New research by the Department of Management’s Dr Fred A. Yamoah and colleagues explores the relationship between innovation input, governance and carbon dioxide emissions.

Picture of a wind farm

There is no doubt that the humanitarian and economic impact of climate change is a matter for global concern. However, prior research tells us that it is emerging and developing economies that are likely to be hit hardest by the impact of global warming.

In their 2019 report, the Intergovernmental Panel on Climate Change (IPCC) found that emerging and developing economies, with their heavy reliance on agriculture, forestry and tourism, were more at risk from the adverse impact of climate change than more developed economies. Indeed, the IPCC found that every one-degree centigrade increase in temperature would lead to a 1.3% drop in economic growth in an emerging economy.

What role does innovation play in the fight against climate change?

Typically, the fate of countries in this position has been viewed somewhat fatalistically, with little known about what can be done to mitigate the damage caused by the poor climate choices of more developed countries. However, since innovative technologies are known to have a positive impact on climate change factors by conserving energy and reducing emissions, we wanted to know whether increased innovation input could support developing economies in the fight against climate change.

Our study involved an analysis of data from the World Bank database on 29 emerging countries over the period from 1990 to 2018. My colleagues Godfred Adjapong Afrifa, Gloria Appiah (both Kent Business School), Ishmael Tingbani (Bournemouth University) and I examined whether investment in cutting-edge technologies could help address climate change problems in emerging economies, and how this relationship is supported or mitigated by governance factors.

The impact of governance

Why is it important to consider governance alongside innovation and climate change?

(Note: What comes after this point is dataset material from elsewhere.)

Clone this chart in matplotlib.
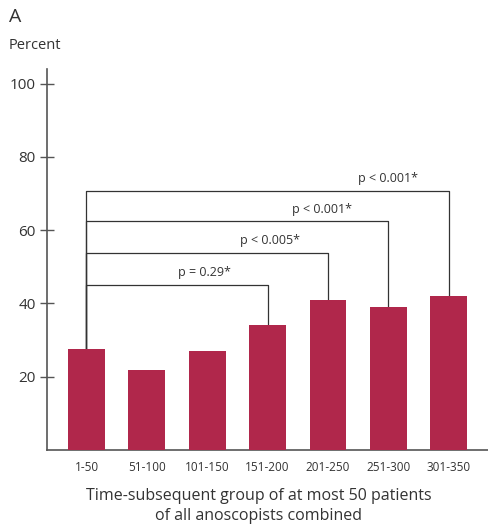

First of all, it is good for business: stakeholder theory tells us that organisations that please their stakeholders by following ethical norms of fairness, trustworthiness and respect are likely to see improved overall performance in the long term.

When it comes to climate change targets, governments and international governing bodies such as the EU or ECOWAS are among the most critical stakeholders, as they are more likely to take a long term view and possess the necessary regulatory powers to ensure best practices are upheld.

How innovation benefits emerging economies

The introduction of innovative technologies and practices can benefit emerging economies in a number of ways. For farmers, genetic technologies can develop resilient crops that adapt to environmental challenges in agriculture. New technologies also typically conserve energy and reduce harmful fuel emissions.

Looking at the data, our results suggest that emerging countries with high innovative competencies reduce climate change problems by approximately 26.8%, with a 10% increase in cutting-edge technology.

While these findings show the dramatic impact of innovation on mitigating the negative effects climate change, it is important to note that the positive results were moderated by governance factors, as the quality of governance influences countries’ investment in innovative technologies towards curbing environmental damage.

Contrary to the typically deterministic view of climate change, our results suggest that emerging economies’ innovation efforts could have a significant impact on national and global success in the fight against climate change.